CBS Outdoor had about 330,000 displays in the United States
and about 26,200 displays across Canada and Latin America as of
Dec. 31. The company has displays in some of the most heavily
trafficked locations such as the Bay Bridge in San Francisco,
Sunset Boulevard in Los Angeles and Grand Central Station and
Times Square in New York City.
The New York-based company counts Apple Inc,
McDonald's Corp, Sony Corp and Verizon
Communications Inc among its major customers.
Outdoor advertising companies have been converting their
traditional billboards to digital billboards as it allows them
to run multiple ads on each display. As of Dec. 31, 2013, CBS
Outdoor had 373 digital billboard displays in the United States.
CBS has moved to diversify its revenue away from
advertising, in part by selling shows to subscription video
on-demand services such as Netflix Inc and Hulu Plus.
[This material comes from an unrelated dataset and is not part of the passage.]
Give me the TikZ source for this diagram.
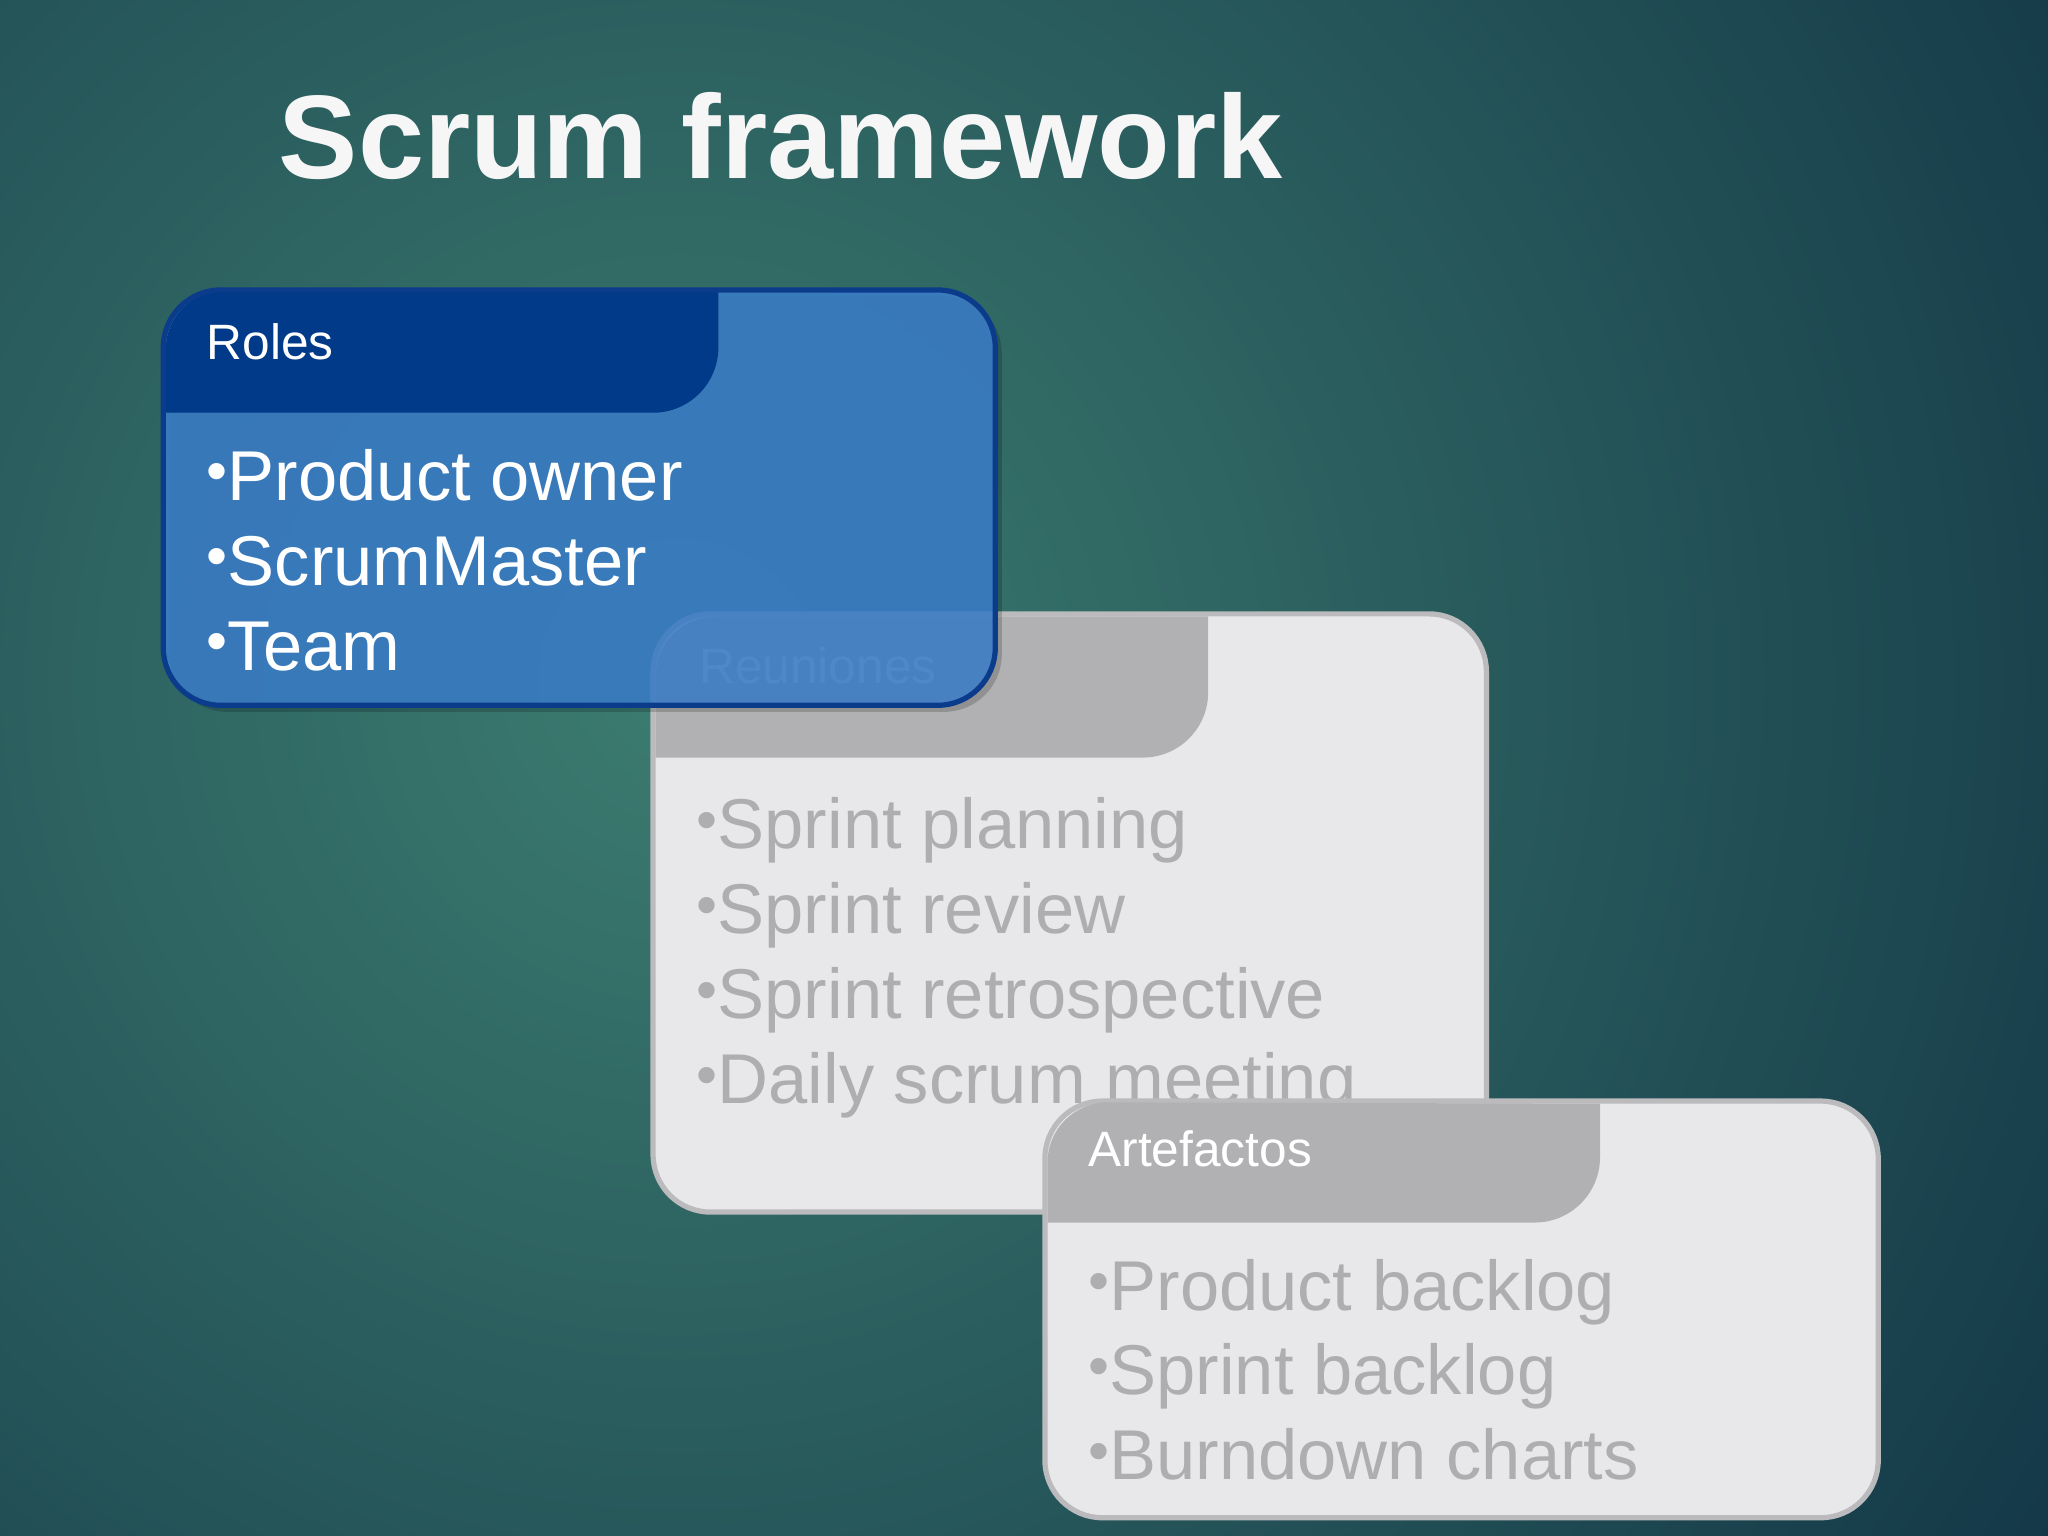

"We've changed from a company that was 70 percent dependent on
advertising to a company that's down to close to only 50 percent
dependent on advertising," Chief Executive Officer Leslie
Moonves said at a Morgan Stanley conference earlier this month.
CBS Outdoor, which competes with Clear Channel Outdoor
Holdings Inc and Lamar Advertising Co, said net
income rose 27 percent to $143.5 million on revenue of $1.29
billion for the year ended 2013.
Goldman Sachs & Co, BofA Merrill Lynch, J.P. Morgan and
Morgan Stanley are the lead underwriters of the offering.